:: Information provided ::
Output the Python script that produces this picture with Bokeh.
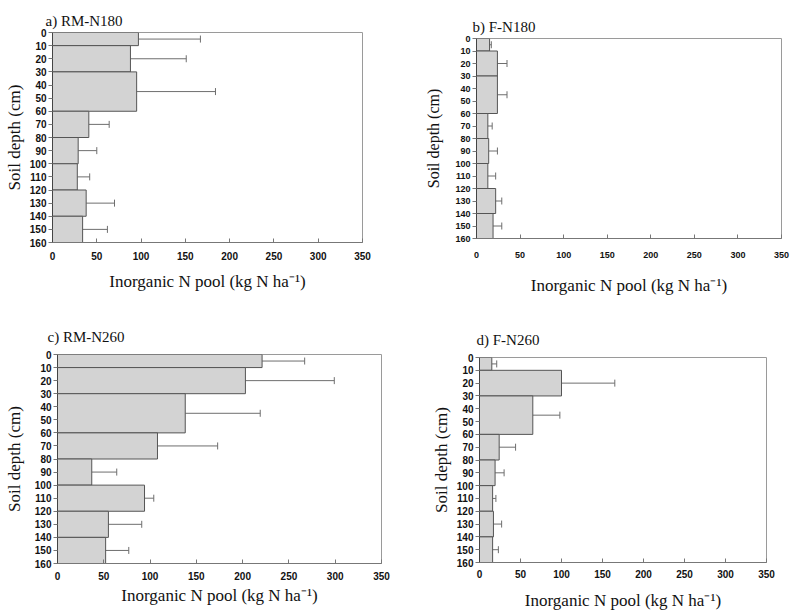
from bokeh.plotting import figure
from bokeh.models import ColumnDataSource, Range1d, FixedTicker, Whisker, TeeHead
from bokeh.layouts import column, row
from bokeh.embed import file_html
from bokeh.resources import INLINE

# ---- data ----
depth_top = [0, 10, 30, 60, 80, 100, 120, 140]
depth_bottom = [10, 30, 60, 80, 100, 120, 140, 160]

a_vals = [97, 88, 95, 41, 29, 28, 38, 34]
a_err = [70, 63, 89, 23, 21, 14, 32, 28]

b_vals = [15, 24, 24, 13, 14, 13, 22, 19]
b_err = [2, 11, 11, 5, 10, 9, 7, 10]

c_vals = [221, 203, 138, 108, 37, 94, 55, 52]
c_err = [46, 96, 81, 65, 27, 10, 36, 25]

d_vals = [15, 100, 65, 24, 19, 16, 17, 16]
d_err = [6, 65, 33, 20, 11, 4, 10, 7]

titles = ["a) RM-N180", "b) F-N180", "c) RM-N260", "d) F-N260"]
x_ticks = [0, 50, 100, 150, 200, 250, 300, 350]
y_ticks = [0, 10, 20, 30, 40, 50, 60, 70, 80, 90, 100, 110, 120, 130, 140, 150, 160]
x_label = "Inorganic N pool (kg N ha\u207b\u00b9)"
y_label = "Soil depth (cm)"

SERIF = "'Liberation Serif', 'Times New Roman', serif"
SANS = "'Liberation Sans', Arial, sans-serif"


def panel(title, vals, errs, width, height, bl, br, bt, bb,
          t_off, t_valign, t_stand, xt_stand, xl_stand, yl_stand,
          tick_size="10px", ylab_size="17px"):
    mids = [(t + b) / 2 for t, b in zip(depth_top, depth_bottom)]
    hi = [v + e for v, e in zip(vals, errs)]
    src = ColumnDataSource(dict(top=depth_top, bottom=depth_bottom, val=vals,
                                mid=mids, hi=hi, zero=[0] * len(vals)))
    p = figure(width=width, height=height, output_backend="svg", toolbar_location=None,
               x_range=Range1d(0, 350), y_range=Range1d(160, 0),
               min_border_left=bl, min_border_right=br, min_border_top=bt,
               min_border_bottom=bb, title=title)
    try:
        p.frame_align = False
    except Exception:
        pass
    p.title.text_font = SERIF
    p.title.text_font_style = "normal"
    p.title.text_font_size = "15px"
    p.title.offset = t_off
    p.title.standoff = t_stand
    p.title.vertical_align = t_valign
    p.title.text_color = "#111111"

    p.quad(left="zero", right="val", top="top", bottom="bottom", source=src,
           fill_color="#d3d3d3", line_color="#555555", line_width=1)
    w = Whisker(base="mid", lower="val", upper="hi", dimension="width", source=src,
                line_color="#6e6e6e", line_width=1,
                upper_head=TeeHead(size=7, line_color="#6e6e6e", line_width=1),
                lower_head=None)
    p.add_layout(w)

    p.xgrid.visible = False
    p.ygrid.visible = False
    p.outline_line_color = "#9a9a9a"
    p.outline_line_width = 1

    xa = p.xaxis[0]
    ya = p.yaxis[0]
    xa.ticker = FixedTicker(ticks=x_ticks)
    ya.ticker = FixedTicker(ticks=y_ticks)
    for ax in (xa, ya):
        ax.major_label_text_font = SANS
        ax.major_label_text_font_style = "bold"
        ax.major_label_text_font_size = tick_size
        ax.major_label_text_color = "#111111"
        ax.axis_label_text_font = SERIF
        ax.axis_label_text_font_style = "normal"
        ax.axis_label_text_color = "#111111"
        ax.minor_tick_line_color = None
        ax.axis_line_color = "#777777"
        ax.major_tick_line_color = "#777777"
    xa.axis_label = x_label
    ya.axis_label = y_label
    xa.axis_label_text_font_size = "17px"
    ya.axis_label_text_font_size = ylab_size
    xa.major_tick_in = 4
    xa.major_tick_out = 0
    xa.major_label_standoff = xt_stand
    xa.axis_label_standoff = xl_stand
    ya.major_tick_in = 0
    ya.major_tick_out = 4
    ya.major_label_standoff = 2
    ya.axis_label_standoff = yl_stand
    ya.axis_line_color = "#444444"
    return p


pa = panel(titles[0], a_vals, a_err, 400, 300, 52, 38, 32, 58, -7, "top", 4, 9, 9, 3)
pb = panel(titles[1], b_vals, b_err, 391, 300, 76, 10, 38, 62, -4, "top", 4, 13, 15, 10,
           tick_size="9px", ylab_size="16px")
pc = panel(titles[2], c_vals, c_err, 400, 314, 57, 19, 54, 51, -10, "bottom", 20, 8, 3, 8)
pd = panel(titles[3], d_vals, d_err, 391, 314, 79, 25, 57, 52, -3, "bottom", 20, 7, 10, 3)

layout = column(row(pa, pb), row(pc, pd))
open("out.html", "w").write(file_html(layout, INLINE))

:: Written request ::
Omit the pictures, then repeat exactly each line from the beginning of the listing through the line with "d_err = [6, 65, 33, 20, 11, 4, 10, 7]".

:: Response ::
Output the Python script that produces this picture with Bokeh.
from bokeh.plotting import figure
from bokeh.models import ColumnDataSource, Range1d, FixedTicker, Whisker, TeeHead
from bokeh.layouts import column, row
from bokeh.embed import file_html
from bokeh.resources import INLINE

# ---- data ----
depth_top = [0, 10, 30, 60, 80, 100, 120, 140]
depth_bottom = [10, 30, 60, 80, 100, 120, 140, 160]

a_vals = [97, 88, 95, 41, 29, 28, 38, 34]
a_err = [70, 63, 89, 23, 21, 14, 32, 28]

b_vals = [15, 24, 24, 13, 14, 13, 22, 19]
b_err = [2, 11, 11, 5, 10, 9, 7, 10]

c_vals = [221, 203, 138, 108, 37, 94, 55, 52]
c_err = [46, 96, 81, 65, 27, 10, 36, 25]

d_vals = [15, 100, 65, 24, 19, 16, 17, 16]
d_err = [6, 65, 33, 20, 11, 4, 10, 7]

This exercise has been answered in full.